COMMENT: The Manchester City man made history in Lagos on Thursday, and contrary to what most Nigerians think, he is fully deserving
By Solace Chukwu
What followed the energetic performance of twin Afro-Hip Hop act P-Square at the 2014 Glo CAF Awards was crushing in its inevitability.
Once again, it was the Ivorian colossus Yaya Toure whose name was read out in front of a silent Eko Convention Centre, ahead of Pierre-Emerick Aubameyang and home favourite Vincent Enyeama. Named Africa’s best player four times, a record shared with Samuel Eto’o, but Yaya stands alone in winning his gongs consecutively.
For the many gathered in their finery amid the glamour of the event, there had flickered the faint hope that it would be Nigeria’s captain Enyeama smiling to the podium. The Lille shot-stopper was immense in 2014 between the sticks for the Super Eagles, leading with a calm head while his compatriots lost theirs.
While there can be no denying Yaya is without peer on the continent, the contention of many is that Enyeama had a better year. The Manchester City man equalled Frank Lampard’s record as the highest-scoring central midfielder in a Premier League season, notching 20 goals as the Citizens won the title in England.
However, he struggled to transplant that form to the international stage. Cote d’Ivoire were dour at the World Cup, and their captain lolloped around with little idea on how to lift them. It was painfully ironic that it was Didier Drogba’s introduction in both games against Japan and Colombia at the World Cup that galvanised the Elephants, seeing as the Chelsea striker had ceded the captaincy to Yaya.
Yaya | Absent on the world’s grandest stage
Ultimately, their campaign ended in the disappointment of a Group Stage exit – at no point was Yaya’s Manchester City incarnation visible.
For his part, Enyeama was doing the opposite.
His bid to break Gaetan Huard’s clean-sheets record was ultimately foiled in 2013, but the former Enyimba goalkeeper continued his impressive form through to the second half of the season. He was instrumental to Lille’s third-place Ligue 1 finish, a position which got them into the Champions League preliminary rounds.
Enyeama then went on to have a brilliant World Cup campaign with Nigeria, who went toe-to-toe with eventual finalists Argentina without being disgraced. The score ended 3-2 to the South Americans suggesting an extremely close game. In truth, Enyeama’s brilliance was often the sole barrier. The African champions eventually bowed out to France at the Round of 16; it was a disappointing end, but it was one better than Cote d’Ivoire managed.

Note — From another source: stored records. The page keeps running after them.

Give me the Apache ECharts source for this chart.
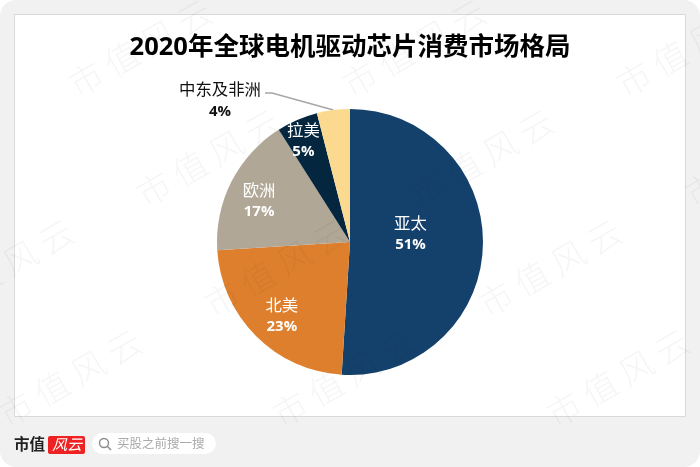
<!DOCTYPE html>
<html>
<head>
<meta charset="utf-8">
<style>
html, body { margin: 0; padding: 0; background: #fff; }
#chart { width: 700px; height: 467px; }
</style>
<script src="https://cdn.jsdelivr.net/npm/echarts@6/dist/echarts.min.js"></script>
</head>
<body>
<div id="chart"></div>
<script>
const regions = ['亚太', '北美', '欧洲', '拉美', '中东及非洲'];
const shares = [51, 23, 17, 5, 4];
const sliceColors = ['#14416b', '#de7f2e', '#b1a796', '#05263f', '#fbd98e'];
const labelOffsets = [[-9, -10], [-19, 25], [-29, -10], [-19, -37], [0, 0]];
const watermarkSpots = [[140, 48], [414, 48], [688, 48], [208, 158], [482, 158], [756, 158],
    [2, 268], [276, 268], [550, 268], [70, 378], [344, 378], [618, 378]];

const cjk = '"Noto Sans CJK SC", "Noto Sans", sans-serif';
const latin = '"Open Sans", "Noto Sans CJK SC", sans-serif';

let myChart = echarts.init(document.getElementById('chart'));

const frame = [
    {type: 'rect', z: -10, shape: {x: 0, y: 0, width: 700, height: 467, r: 16}, style: {fill: '#f1f1f1'}},
    {type: 'rect', z: -9, shape: {x: 14.5, y: 14.5, width: 671, height: 402}, style: {fill: '#fff', stroke: '#d9d9d9', lineWidth: 1}},
    // footer logo and search box
    {type: 'text', z: 5, x: 14, y: 436, style: {text: '市值', font: 'bold 15.5px "Noto Sans CJK SC"', fill: '#222'}},
    {type: 'rect', z: 5, shape: {x: 48, y: 436, width: 37, height: 18, r: 2}, style: {fill: '#ee2223'}},
    {type: 'text', z: 6, x: 52, y: 437, style: {text: '风云', font: 'italic 15px "Noto Sans CJK SC"', fill: '#fff'}},
    {type: 'rect', z: 5, shape: {x: 92, y: 433, width: 124, height: 21, r: 10.5}, style: {fill: '#fff'}},
    {type: 'circle', z: 6, shape: {cx: 104, cy: 443, r: 4.5}, style: {fill: 'none', stroke: '#8a8a8a', lineWidth: 1.4}},
    {type: 'line', z: 6, shape: {x1: 107.5, y1: 446.5, x2: 111, y2: 450}, style: {stroke: '#8a8a8a', lineWidth: 1.4}},
    {type: 'text', z: 6, x: 117, y: 437, style: {text: '买股之前搜一搜', font: '12.5px "Noto Sans CJK SC"', fill: '#aaa'}}
];

const watermarks = watermarkSpots.map(function (p) {
    return {
        type: 'text', z: 100, x: p[0], y: p[1], rotation: Math.PI * 30 / 180, silent: true,
        style: {
            text: '市 值 风 云', font: '300 34px "Noto Sans CJK SC"', fill: 'rgba(0,0,0,0.04)',
            align: 'center', verticalAlign: 'middle'
        }
    };
});

myChart.setOption({
    animation: false,
    title: {
        text: '2020年全球电机驱动芯片消费市场格局',
        left: 'center',
        top: 30,
        textStyle: {fontFamily: latin, fontSize: 25.5, fontWeight: 'bold', color: '#000'}
    },
    graphic: frame.concat(watermarks),
    series: [{
        type: 'pie',
        center: [350, 242],
        radius: [0, 133],
        startAngle: 90,
        clockwise: true,
        data: regions.map(function (name, i) {
            const outside = i === regions.length - 1;
            return {
                name: name,
                value: shares[i],
                itemStyle: {color: sliceColors[i]},
                label: {
                    position: outside ? 'outside' : 'inside',
                    offset: labelOffsets[i],
                    rich: {
                        n: {fontFamily: cjk, fontSize: 16.4, lineHeight: outside ? 23 : 22, color: outside ? '#111' : '#fff'},
                        v: {fontFamily: latin, fontSize: 15, fontWeight: 'bold', lineHeight: outside ? 23 : 22, color: outside ? '#111' : '#fff'}
                    }
                },
                labelLine: {show: outside}
            };
        }),
        label: {
            formatter: function (p) { return '{n|' + p.name + '}\n{v|' + p.value + '%}'; },
            align: 'center'
        },
        labelLine: {show: false, lineStyle: {color: '#a6a6a6', width: 1.5}},
        labelLayout: function (params) {
            if (params.dataIndex !== regions.length - 1) return {};
            const start = params.labelLinePoints[0];
            return {
                x: 220, y: 100, align: 'center', verticalAlign: 'middle',
                labelLinePoints: [start, [272, 93], [265, 93]]
            };
        }
    }]
});
</script>
</body>
</html>
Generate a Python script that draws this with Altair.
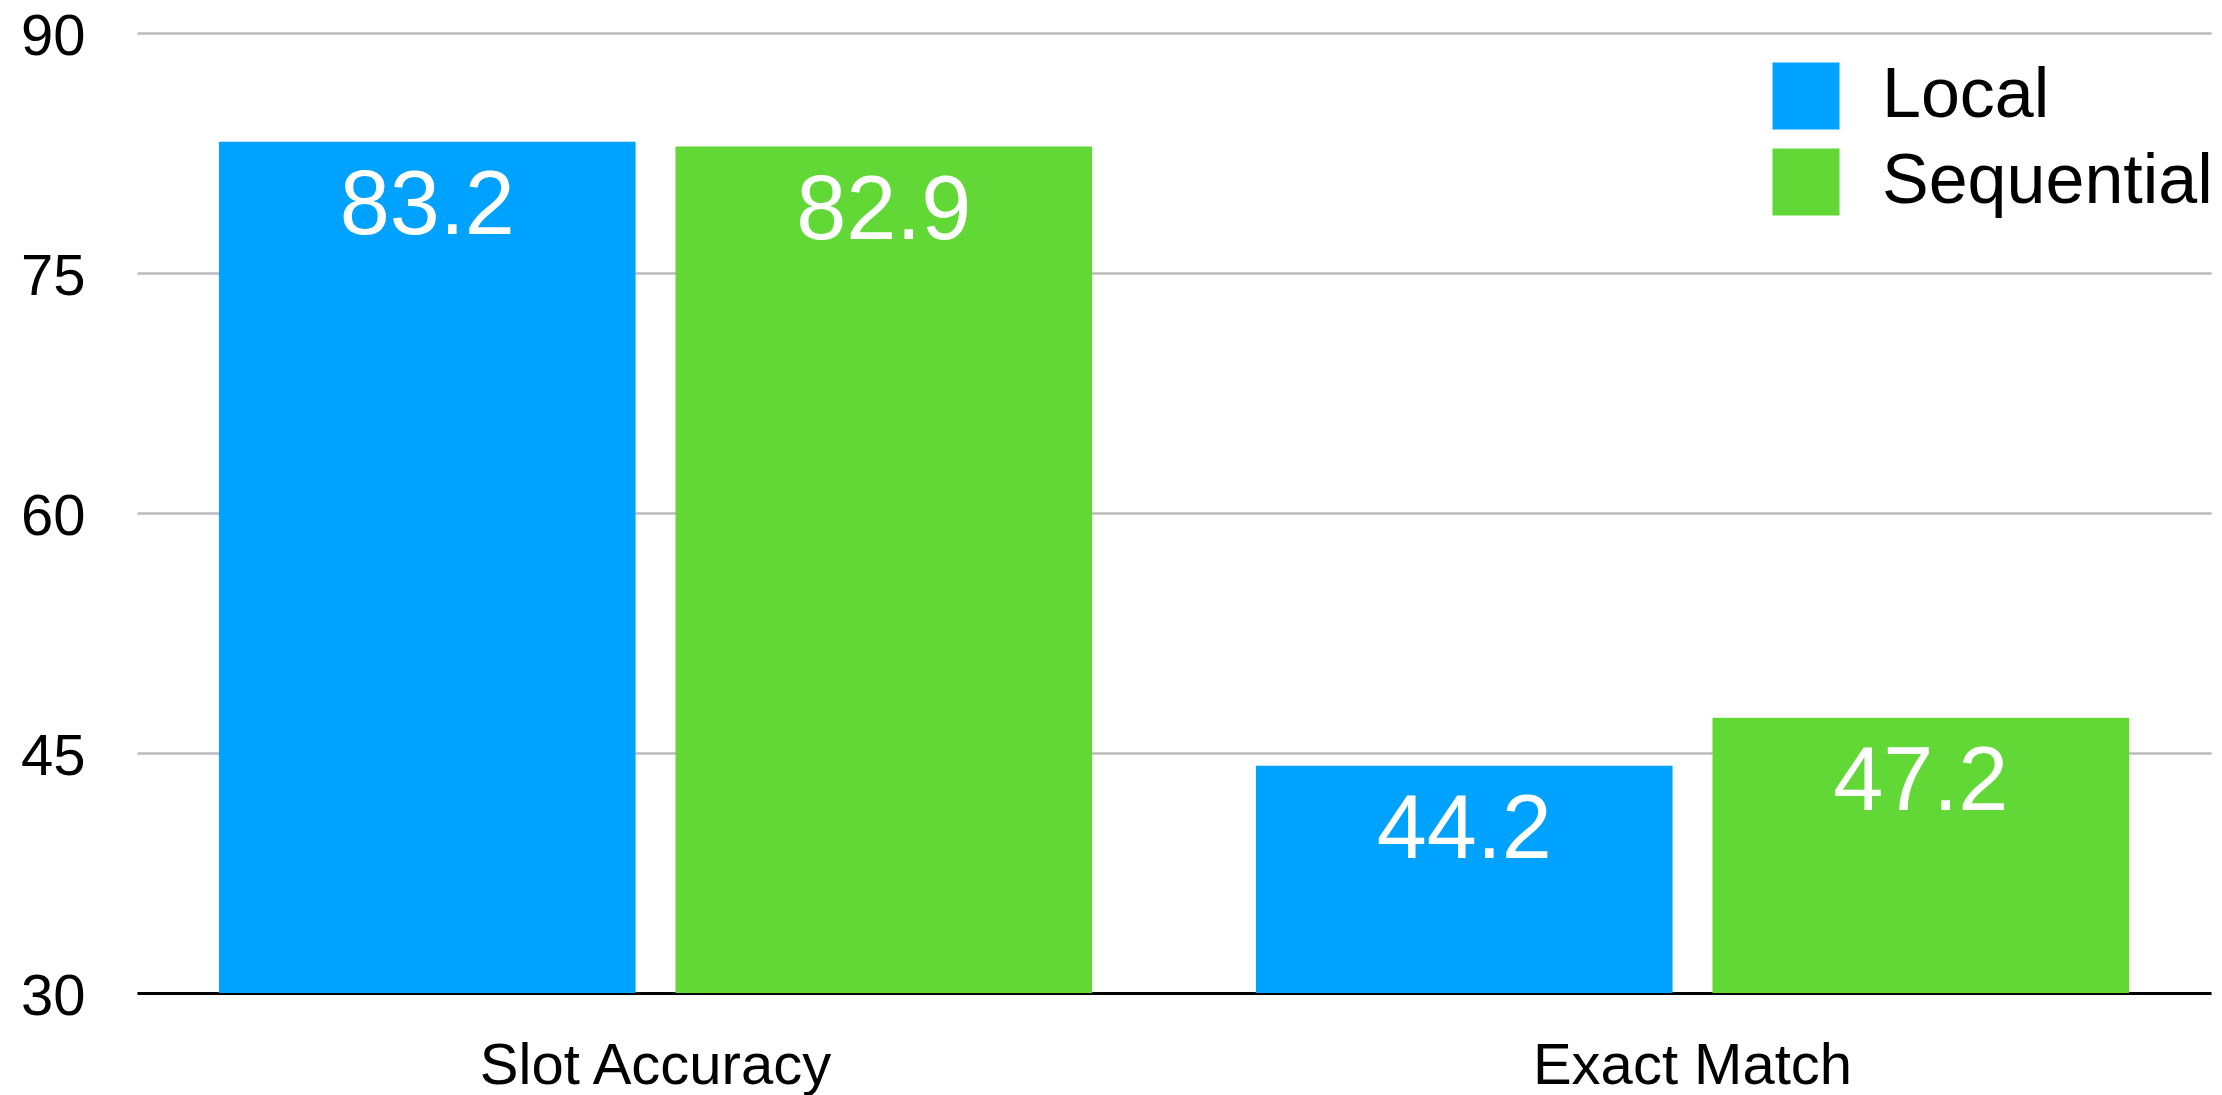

One of Africa’s star performers at the World Cup
Viewed this way, you can understand the grievances with the choice of Yaya. It then comes down to the question of how to measure the relevance of performances with the club against those with the national team. Should the latter get priority over the former, bearing in mind that international football is only played a handful of times in a year (barring international competitions)?
I think not.
One of the factors that truly hurt Enyeama in my mind is the timing of these awards. Considering the football season runs from August to May, perhaps it would make more sense to have player awards at the end of the season, or just before the next, in order to have a truly representative performance to choose from.
Lille have looked a completely different side this term, struggling to score goals while leaking them at the other end. This has impacted negatively on Enyeama, naturally, a disadvantage other players may not have. Yaya, playing in a star-studded Manchester City line-up, certainly does not have that worry.
The result is that there is a safety net to cushion the loss of form which Toure suffered at the beginning of the season. Moving from one season into the next, Enyeama does not have that luxury. Had this award been handed out in, say, June, the Super Eagles captain would have been a shoo-in to win.
Yaya | The Record-Breaker
Form, they say, is temporal, and a player of Toure’s quality was never going to be stuck in a rut forever. To his credit, the Elephants’ captain has picked up his swagger again and is now back to his unplayable best at the Etihad, while Enyeama has discovered the limitations of a goalkeeper at a modest club who have punched above their weight too long.
The verdict may not be to everyone’s liking, and there would have been a feel-good element to a goalkeeper finally getting the recognition their contributions deserve, but it is just about the correct one. Congratulations Yaya Toure.
Enjoy him now, Africa. He is one of those whose legend will be feted and handed down many generations.